** YOUR GOAL **
Go through the material and tally the lines containing the string "with". Give the total alone.

** GIVEN DATA **
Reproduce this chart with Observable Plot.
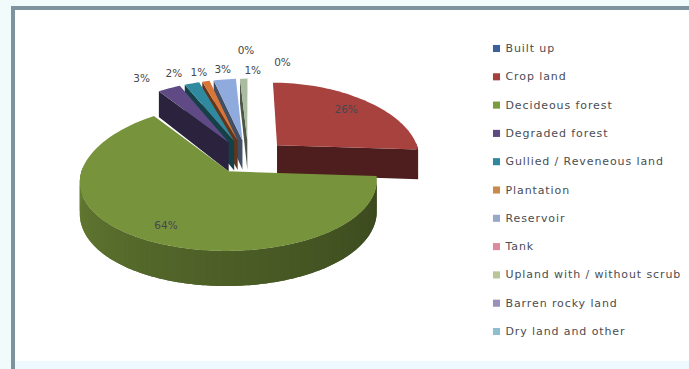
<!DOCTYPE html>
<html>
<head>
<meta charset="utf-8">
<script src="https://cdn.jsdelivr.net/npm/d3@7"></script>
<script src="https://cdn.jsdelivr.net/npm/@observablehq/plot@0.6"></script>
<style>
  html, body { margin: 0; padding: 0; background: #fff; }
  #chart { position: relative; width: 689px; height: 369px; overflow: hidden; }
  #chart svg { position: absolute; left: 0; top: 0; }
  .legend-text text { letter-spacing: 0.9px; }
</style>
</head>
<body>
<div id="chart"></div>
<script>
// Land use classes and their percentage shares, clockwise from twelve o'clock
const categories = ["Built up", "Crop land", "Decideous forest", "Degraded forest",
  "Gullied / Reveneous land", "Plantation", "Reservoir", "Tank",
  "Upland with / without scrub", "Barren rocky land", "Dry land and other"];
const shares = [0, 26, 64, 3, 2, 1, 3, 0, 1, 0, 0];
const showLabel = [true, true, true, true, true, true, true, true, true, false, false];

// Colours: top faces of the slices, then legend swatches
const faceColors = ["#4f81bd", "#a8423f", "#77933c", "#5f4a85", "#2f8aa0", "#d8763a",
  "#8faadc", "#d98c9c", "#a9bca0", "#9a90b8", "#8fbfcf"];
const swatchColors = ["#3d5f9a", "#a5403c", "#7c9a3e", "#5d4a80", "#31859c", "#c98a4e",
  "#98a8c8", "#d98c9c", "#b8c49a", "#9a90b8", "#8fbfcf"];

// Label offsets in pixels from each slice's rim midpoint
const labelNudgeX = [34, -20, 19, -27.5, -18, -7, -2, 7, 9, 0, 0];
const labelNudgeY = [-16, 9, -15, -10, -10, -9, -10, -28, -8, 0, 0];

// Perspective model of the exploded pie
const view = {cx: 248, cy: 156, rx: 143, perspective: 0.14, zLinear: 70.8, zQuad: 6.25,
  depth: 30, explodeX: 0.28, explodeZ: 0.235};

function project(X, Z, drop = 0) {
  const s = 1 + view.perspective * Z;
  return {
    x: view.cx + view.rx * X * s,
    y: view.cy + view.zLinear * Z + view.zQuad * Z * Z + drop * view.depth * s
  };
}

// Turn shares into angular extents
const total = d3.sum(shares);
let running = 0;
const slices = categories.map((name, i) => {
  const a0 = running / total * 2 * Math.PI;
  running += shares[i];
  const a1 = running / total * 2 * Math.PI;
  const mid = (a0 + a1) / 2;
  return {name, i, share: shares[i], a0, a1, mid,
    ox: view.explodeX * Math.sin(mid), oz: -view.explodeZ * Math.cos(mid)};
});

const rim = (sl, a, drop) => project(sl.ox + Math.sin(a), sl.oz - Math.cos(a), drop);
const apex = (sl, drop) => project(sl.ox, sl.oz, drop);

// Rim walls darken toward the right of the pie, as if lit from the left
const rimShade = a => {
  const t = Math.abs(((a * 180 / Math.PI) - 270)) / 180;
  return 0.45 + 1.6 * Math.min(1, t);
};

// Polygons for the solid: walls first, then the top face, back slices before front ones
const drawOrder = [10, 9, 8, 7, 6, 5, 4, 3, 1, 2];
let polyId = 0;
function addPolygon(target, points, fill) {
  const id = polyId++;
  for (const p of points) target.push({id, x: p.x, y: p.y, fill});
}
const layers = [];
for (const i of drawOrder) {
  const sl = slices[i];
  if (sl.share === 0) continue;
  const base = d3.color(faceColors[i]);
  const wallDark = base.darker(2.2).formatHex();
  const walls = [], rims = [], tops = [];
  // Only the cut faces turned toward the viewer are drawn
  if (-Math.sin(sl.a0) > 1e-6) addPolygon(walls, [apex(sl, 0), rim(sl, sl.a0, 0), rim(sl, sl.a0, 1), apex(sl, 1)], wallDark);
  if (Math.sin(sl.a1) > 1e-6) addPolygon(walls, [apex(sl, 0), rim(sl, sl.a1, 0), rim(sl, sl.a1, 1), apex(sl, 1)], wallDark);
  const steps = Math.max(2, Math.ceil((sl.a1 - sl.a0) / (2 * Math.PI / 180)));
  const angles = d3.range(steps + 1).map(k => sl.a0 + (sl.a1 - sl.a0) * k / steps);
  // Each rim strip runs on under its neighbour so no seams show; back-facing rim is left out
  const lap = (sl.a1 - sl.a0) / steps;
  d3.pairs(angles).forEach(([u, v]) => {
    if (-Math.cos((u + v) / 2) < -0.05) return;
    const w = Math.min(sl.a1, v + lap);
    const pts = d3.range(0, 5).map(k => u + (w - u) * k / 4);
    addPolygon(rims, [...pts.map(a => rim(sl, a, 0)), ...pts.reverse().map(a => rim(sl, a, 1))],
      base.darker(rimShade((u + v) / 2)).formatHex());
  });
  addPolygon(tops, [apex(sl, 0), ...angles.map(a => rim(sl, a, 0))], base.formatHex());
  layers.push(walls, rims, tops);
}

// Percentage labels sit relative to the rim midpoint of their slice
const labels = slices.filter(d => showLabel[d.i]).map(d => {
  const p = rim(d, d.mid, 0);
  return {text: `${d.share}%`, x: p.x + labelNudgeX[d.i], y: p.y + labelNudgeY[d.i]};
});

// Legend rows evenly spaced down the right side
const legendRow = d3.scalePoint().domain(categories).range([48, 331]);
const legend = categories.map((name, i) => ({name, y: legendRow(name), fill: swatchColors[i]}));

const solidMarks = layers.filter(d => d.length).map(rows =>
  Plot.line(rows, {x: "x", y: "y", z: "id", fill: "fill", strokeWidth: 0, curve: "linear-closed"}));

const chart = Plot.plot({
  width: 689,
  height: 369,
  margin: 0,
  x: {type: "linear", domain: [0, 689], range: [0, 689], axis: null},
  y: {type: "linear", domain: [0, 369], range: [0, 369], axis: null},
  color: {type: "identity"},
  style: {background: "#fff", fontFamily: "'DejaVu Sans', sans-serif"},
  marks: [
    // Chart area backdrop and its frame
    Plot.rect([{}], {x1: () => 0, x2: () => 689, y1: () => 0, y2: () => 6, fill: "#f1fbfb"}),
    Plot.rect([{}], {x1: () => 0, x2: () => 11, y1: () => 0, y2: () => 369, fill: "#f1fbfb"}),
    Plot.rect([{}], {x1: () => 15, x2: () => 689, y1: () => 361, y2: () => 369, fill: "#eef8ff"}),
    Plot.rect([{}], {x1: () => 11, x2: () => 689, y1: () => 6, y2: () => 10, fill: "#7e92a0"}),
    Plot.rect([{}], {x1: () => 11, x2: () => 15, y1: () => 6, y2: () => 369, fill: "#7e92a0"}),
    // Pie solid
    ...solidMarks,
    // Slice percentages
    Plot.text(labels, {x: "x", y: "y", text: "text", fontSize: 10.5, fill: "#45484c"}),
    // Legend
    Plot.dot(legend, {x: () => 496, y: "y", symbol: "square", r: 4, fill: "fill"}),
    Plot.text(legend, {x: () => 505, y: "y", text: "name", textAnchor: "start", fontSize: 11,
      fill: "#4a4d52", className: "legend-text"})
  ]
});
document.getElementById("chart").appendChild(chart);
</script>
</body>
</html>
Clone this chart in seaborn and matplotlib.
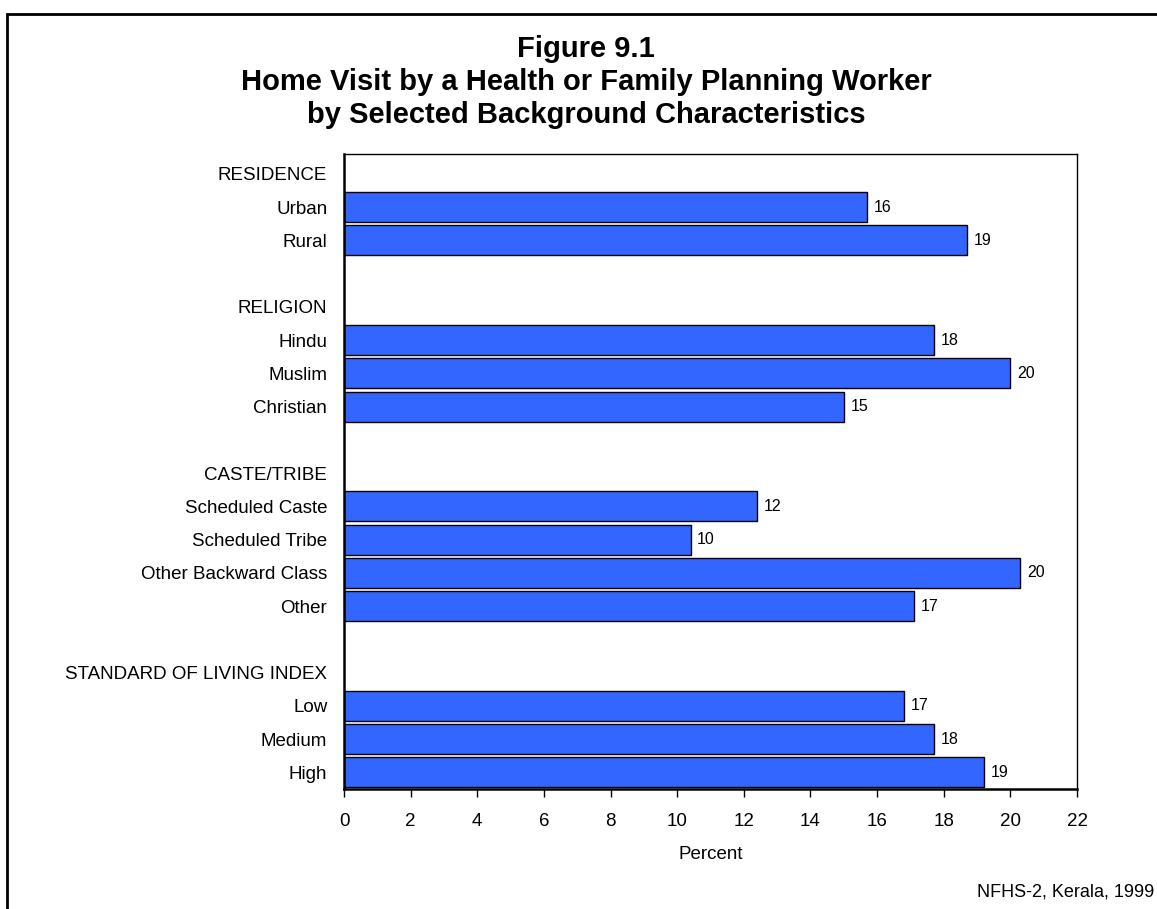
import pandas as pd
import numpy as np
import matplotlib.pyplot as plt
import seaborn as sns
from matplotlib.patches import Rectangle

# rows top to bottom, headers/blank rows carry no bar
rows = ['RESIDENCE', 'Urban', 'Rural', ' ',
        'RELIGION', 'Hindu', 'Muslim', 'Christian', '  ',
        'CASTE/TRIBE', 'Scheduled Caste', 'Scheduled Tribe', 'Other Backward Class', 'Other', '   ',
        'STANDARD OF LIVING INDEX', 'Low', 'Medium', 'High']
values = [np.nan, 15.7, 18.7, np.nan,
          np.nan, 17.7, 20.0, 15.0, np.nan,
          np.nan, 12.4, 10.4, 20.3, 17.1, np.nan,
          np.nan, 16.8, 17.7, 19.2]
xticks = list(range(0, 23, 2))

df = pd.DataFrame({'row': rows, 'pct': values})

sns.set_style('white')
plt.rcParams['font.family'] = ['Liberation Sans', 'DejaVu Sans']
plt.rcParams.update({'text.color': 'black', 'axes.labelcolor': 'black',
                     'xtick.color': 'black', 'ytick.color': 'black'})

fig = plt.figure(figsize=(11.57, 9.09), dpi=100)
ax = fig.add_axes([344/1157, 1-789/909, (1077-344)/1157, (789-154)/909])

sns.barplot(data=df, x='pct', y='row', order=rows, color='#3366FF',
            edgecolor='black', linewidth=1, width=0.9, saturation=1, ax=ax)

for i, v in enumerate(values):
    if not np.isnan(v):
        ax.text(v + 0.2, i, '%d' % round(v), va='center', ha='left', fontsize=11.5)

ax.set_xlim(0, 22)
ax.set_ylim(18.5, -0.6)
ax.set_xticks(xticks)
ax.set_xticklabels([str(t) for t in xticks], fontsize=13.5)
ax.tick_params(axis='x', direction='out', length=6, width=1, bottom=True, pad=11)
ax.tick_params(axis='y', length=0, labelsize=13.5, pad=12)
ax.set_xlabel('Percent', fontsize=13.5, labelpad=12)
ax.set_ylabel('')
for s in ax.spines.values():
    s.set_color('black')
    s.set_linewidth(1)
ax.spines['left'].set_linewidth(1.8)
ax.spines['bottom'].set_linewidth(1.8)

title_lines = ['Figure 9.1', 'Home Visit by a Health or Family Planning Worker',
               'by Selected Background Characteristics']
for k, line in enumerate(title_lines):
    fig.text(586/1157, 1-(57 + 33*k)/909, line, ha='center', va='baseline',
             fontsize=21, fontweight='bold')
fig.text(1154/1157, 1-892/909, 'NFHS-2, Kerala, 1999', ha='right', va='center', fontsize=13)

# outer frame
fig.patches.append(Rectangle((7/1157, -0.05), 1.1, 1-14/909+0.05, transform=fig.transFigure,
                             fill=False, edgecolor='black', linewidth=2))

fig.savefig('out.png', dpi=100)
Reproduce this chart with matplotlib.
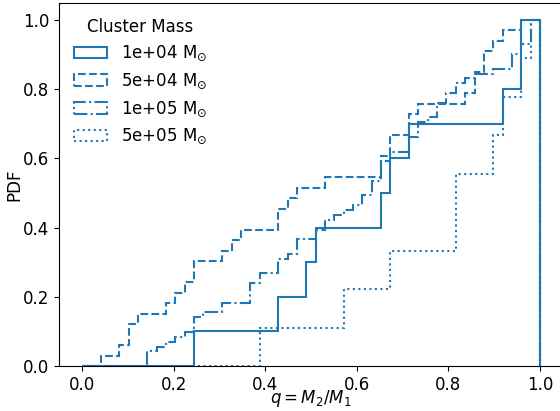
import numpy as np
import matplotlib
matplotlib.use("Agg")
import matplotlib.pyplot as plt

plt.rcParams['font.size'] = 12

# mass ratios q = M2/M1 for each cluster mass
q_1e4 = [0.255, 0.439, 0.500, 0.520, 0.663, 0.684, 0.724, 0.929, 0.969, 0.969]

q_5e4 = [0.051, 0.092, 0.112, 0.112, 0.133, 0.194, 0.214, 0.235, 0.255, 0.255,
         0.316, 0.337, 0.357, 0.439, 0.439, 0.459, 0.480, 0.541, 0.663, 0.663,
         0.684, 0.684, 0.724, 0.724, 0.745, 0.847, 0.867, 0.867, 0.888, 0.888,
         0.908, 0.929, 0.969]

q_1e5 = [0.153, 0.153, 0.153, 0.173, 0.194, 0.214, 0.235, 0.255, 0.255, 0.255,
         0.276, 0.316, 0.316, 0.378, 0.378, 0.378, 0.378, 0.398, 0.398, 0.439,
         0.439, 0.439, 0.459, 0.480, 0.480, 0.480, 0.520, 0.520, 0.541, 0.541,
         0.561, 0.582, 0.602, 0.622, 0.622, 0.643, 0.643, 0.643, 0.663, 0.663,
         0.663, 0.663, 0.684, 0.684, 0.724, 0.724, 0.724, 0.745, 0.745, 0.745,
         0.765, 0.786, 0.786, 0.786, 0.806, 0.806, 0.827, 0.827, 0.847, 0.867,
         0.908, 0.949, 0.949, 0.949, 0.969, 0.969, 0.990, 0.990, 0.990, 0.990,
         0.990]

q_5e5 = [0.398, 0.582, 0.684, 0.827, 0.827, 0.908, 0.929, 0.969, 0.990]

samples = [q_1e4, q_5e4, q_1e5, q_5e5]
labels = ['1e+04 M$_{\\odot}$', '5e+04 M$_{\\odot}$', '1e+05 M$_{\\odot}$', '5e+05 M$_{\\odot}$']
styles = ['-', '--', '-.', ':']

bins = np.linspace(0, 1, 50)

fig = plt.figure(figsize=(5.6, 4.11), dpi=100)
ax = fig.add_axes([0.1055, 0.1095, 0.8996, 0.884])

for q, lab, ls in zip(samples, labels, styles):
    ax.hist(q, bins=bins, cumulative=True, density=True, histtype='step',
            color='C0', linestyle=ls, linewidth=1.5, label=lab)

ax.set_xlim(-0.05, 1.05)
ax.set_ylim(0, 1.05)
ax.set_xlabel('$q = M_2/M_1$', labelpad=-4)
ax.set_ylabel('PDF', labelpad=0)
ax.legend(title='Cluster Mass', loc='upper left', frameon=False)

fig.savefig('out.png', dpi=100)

** TASK OUTPUT **
3